Work Visas for some or All EU Residents

It is unlikely that visas would be required by EU residents visiting the UK (up to 90 days) residents (and vice versa). However, work permits may be required by  EU nationals who wish to take up employment in the UK.

The EU freedom has effectively allowed migrants to come from other EU states without a job to seek work and in some instances claim benefits.

A work permit system would require EU nationals taking up employment to obtain a work permit. Th criteria for granting a work permit can be may be more or less restrictive,  depending on the relevant criteria.

There are likely to be different approaches to EU nationals depending on their status such as self-employed, employed, self-sufficient students et cetera, which would broadly reflect the principles of the UK’s existing non-EU immigration policy. The arrangement is likely to be reciprocal.

It has been suggested the free movement of workers should be allowed in accordance with the original Treaty of Rome in 1957. This effectively required the worker to have a job offer.

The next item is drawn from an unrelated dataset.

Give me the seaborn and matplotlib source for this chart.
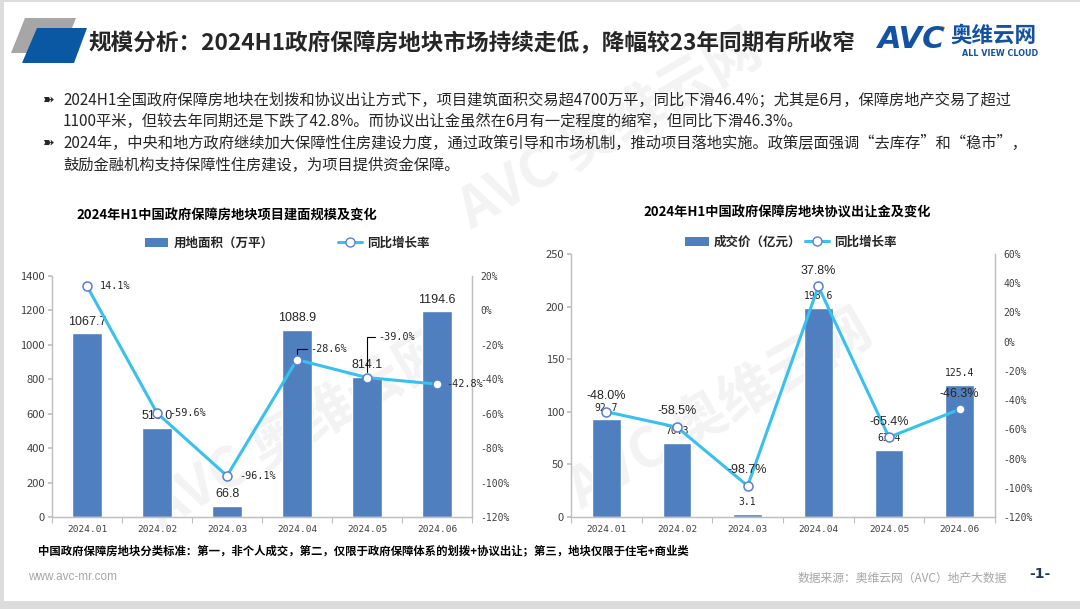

Risk of Labour Shortages If Blanket Visa Requirement

Employers organisations have highlighted the possibility of labour shortages in specific sectors if EU nationals are subject to the standard UK points-based immigration system. Evidence indicates that the EU migrants in low paid jobs who arrived after 2004 are still largely in place in many sectors. Some sectors have a higher level of turnover, whereas others have a much lower level of turnover.

The loss of lower-paid EU workers who would not qualify under existing immigration rules has been pointed out. Proposals have been made for adjustments in immigration policy for particular sectors such as agriculture, horticulture, seasonal agriculture and to other shortage occupation lists.